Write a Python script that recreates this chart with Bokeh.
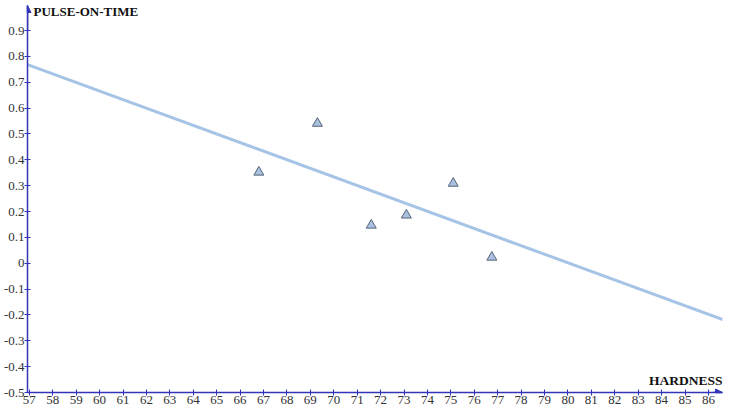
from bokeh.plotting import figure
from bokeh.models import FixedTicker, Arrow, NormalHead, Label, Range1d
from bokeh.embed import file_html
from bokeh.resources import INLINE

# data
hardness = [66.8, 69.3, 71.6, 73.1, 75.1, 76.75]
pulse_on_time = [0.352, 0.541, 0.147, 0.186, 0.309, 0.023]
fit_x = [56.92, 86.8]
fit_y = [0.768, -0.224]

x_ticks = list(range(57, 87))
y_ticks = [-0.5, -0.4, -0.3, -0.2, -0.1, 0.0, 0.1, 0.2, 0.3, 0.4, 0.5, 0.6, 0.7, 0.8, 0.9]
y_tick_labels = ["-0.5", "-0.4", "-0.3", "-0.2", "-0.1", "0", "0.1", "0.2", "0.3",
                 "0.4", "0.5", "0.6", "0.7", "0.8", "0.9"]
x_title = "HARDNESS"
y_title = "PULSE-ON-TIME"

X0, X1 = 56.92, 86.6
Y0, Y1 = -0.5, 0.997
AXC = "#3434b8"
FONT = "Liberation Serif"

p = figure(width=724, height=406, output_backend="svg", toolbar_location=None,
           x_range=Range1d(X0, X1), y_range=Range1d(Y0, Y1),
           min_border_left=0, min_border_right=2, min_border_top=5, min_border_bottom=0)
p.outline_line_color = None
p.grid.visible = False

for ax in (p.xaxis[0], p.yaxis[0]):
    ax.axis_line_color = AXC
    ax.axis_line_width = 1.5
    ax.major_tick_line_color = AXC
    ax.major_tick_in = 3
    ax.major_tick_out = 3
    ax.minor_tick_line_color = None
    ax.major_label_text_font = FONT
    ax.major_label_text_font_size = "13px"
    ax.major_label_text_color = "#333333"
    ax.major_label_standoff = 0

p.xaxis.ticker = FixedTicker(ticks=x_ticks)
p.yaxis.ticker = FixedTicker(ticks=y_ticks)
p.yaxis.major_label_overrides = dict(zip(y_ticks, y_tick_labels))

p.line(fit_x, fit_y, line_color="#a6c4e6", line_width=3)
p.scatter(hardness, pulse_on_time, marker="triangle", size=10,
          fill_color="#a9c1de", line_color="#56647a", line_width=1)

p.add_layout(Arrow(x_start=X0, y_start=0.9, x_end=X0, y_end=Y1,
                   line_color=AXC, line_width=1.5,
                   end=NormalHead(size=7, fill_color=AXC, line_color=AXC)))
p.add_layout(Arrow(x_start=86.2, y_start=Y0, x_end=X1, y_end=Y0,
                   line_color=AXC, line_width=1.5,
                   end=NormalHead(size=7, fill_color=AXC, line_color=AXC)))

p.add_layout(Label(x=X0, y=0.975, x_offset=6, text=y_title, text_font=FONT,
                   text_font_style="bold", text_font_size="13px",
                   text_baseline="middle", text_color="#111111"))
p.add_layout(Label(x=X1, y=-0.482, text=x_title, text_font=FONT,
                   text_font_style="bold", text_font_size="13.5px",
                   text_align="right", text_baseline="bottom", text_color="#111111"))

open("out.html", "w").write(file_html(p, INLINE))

---

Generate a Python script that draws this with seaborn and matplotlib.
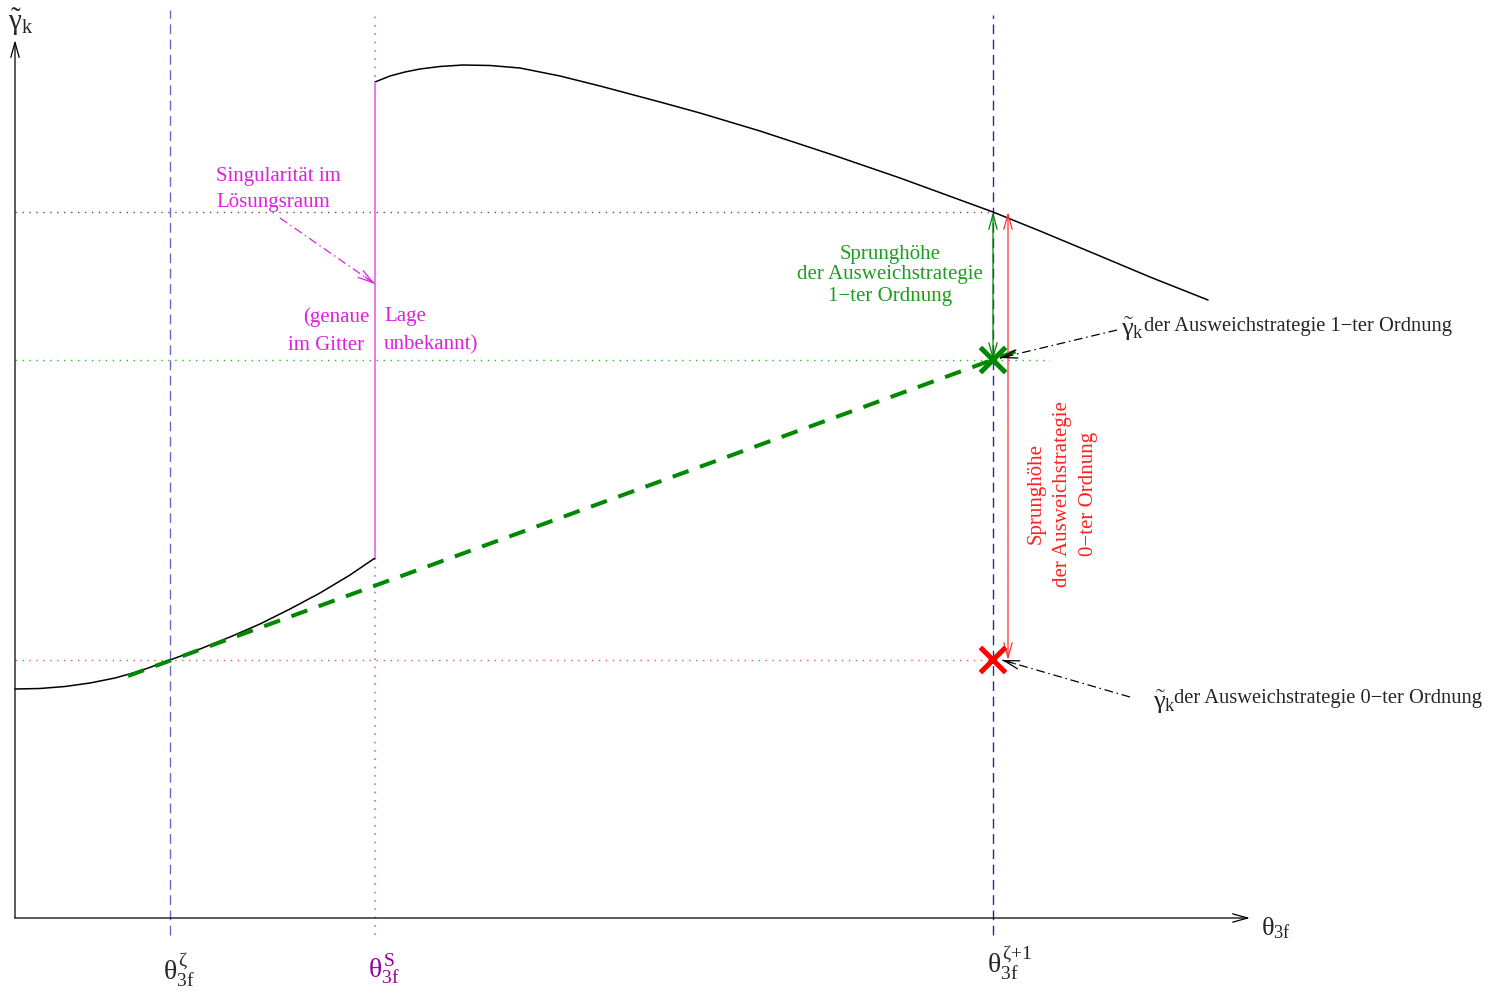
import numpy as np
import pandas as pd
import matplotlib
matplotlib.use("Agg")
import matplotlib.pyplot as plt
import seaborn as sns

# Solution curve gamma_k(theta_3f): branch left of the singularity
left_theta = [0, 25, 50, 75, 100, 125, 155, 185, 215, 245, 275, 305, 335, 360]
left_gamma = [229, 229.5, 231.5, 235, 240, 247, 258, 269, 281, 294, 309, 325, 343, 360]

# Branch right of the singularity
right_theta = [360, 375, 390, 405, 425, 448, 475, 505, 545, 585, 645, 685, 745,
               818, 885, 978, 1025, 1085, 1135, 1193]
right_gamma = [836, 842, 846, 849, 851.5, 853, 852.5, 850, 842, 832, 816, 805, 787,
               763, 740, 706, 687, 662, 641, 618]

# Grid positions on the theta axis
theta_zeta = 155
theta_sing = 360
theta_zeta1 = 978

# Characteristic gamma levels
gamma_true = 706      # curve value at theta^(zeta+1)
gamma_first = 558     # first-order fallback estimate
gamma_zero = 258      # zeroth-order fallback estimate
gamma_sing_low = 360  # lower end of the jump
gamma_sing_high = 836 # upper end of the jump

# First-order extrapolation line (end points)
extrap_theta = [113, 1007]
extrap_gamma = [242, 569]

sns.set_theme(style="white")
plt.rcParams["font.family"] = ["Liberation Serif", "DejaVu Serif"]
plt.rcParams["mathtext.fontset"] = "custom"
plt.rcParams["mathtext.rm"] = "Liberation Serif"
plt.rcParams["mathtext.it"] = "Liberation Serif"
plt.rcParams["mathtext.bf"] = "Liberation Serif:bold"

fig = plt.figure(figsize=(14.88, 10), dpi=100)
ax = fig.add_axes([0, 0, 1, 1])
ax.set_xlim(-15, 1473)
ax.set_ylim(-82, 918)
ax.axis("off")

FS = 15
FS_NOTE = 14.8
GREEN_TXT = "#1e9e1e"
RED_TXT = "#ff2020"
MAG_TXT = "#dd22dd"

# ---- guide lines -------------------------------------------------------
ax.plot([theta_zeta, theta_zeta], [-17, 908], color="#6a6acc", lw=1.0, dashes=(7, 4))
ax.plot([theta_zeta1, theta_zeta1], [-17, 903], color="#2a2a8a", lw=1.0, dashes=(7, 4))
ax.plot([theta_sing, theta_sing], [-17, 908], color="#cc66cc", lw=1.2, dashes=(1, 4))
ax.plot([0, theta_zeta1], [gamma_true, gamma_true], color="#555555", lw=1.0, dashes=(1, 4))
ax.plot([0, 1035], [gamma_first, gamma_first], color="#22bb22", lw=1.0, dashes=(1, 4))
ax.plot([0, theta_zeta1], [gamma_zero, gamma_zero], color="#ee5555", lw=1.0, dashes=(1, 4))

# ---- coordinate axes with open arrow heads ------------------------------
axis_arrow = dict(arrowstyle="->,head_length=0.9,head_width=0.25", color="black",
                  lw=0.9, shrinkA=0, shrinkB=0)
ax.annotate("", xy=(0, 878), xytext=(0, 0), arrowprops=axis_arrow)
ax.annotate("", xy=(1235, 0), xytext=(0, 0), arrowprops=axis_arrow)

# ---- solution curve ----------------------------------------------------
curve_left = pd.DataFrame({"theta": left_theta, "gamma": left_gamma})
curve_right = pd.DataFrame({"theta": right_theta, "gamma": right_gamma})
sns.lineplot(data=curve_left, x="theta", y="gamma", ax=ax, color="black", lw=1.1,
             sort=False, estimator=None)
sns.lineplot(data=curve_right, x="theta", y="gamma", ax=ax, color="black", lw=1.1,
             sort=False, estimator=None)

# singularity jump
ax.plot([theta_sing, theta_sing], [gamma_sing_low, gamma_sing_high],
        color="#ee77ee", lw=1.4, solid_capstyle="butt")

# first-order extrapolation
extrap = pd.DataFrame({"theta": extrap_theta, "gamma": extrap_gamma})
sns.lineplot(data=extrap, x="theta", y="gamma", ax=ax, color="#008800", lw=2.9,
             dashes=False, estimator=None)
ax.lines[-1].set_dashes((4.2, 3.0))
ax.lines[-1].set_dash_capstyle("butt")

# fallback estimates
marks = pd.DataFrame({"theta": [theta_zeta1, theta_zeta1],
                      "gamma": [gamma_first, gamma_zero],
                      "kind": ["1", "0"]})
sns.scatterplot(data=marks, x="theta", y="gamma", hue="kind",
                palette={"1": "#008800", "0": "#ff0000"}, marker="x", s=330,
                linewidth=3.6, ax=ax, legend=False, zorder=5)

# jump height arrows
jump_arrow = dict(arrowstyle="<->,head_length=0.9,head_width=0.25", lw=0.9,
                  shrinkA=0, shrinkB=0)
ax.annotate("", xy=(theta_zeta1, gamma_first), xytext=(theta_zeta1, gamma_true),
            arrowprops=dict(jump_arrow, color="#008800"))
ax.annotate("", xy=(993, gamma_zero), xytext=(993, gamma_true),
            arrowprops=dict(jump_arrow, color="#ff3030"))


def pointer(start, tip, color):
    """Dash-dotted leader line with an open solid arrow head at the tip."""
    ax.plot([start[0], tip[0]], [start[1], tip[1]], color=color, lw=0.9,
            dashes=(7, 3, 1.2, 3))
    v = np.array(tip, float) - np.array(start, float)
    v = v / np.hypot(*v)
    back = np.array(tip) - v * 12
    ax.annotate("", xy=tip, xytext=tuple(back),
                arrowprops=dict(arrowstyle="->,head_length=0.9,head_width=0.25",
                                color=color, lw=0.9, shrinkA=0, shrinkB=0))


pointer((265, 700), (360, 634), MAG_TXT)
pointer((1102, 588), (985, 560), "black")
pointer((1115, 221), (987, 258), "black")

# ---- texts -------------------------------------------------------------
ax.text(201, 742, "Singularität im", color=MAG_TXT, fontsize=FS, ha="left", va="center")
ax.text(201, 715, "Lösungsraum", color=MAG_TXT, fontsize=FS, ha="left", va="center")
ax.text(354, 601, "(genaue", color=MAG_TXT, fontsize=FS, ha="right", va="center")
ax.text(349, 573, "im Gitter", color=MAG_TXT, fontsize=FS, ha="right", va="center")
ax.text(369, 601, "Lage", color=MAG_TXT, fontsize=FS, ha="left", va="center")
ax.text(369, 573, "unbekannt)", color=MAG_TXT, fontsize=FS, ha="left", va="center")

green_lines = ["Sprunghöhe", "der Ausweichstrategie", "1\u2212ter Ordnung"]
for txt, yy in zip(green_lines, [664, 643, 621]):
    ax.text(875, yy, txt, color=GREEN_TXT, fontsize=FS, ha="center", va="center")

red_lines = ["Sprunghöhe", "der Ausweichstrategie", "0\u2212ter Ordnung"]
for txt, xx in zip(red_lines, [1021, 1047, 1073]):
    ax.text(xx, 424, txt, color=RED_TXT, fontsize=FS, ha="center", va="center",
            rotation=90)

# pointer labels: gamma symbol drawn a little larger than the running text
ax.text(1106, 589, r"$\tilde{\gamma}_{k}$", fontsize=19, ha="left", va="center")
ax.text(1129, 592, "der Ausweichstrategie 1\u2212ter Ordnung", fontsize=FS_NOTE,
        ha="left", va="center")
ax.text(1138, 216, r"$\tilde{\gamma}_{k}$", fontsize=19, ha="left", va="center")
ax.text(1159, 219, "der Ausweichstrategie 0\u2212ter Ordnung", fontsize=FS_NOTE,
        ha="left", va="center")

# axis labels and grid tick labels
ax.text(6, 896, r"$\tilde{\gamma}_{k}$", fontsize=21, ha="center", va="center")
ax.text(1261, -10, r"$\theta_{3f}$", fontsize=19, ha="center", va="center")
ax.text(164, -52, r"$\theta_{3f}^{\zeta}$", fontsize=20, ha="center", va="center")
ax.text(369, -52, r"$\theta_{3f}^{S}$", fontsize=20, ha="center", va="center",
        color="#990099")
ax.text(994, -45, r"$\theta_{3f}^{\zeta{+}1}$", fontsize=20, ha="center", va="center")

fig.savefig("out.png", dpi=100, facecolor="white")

STATED GOAL:
Repeat exactly the stretch of lines that opens with the line containing "Write a Python" and closes with the line containing "fit_y = [0.768, -0.224]". Leave the pictures out, and add nothing.

FINISHED TASK:
Write a Python script that recreates this chart with Bokeh.
from bokeh.plotting import figure
from bokeh.models import FixedTicker, Arrow, NormalHead, Label, Range1d
from bokeh.embed import file_html
from bokeh.resources import INLINE

# data
hardness = [66.8, 69.3, 71.6, 73.1, 75.1, 76.75]
pulse_on_time = [0.352, 0.541, 0.147, 0.186, 0.309, 0.023]
fit_x = [56.92, 86.8]
fit_y = [0.768, -0.224]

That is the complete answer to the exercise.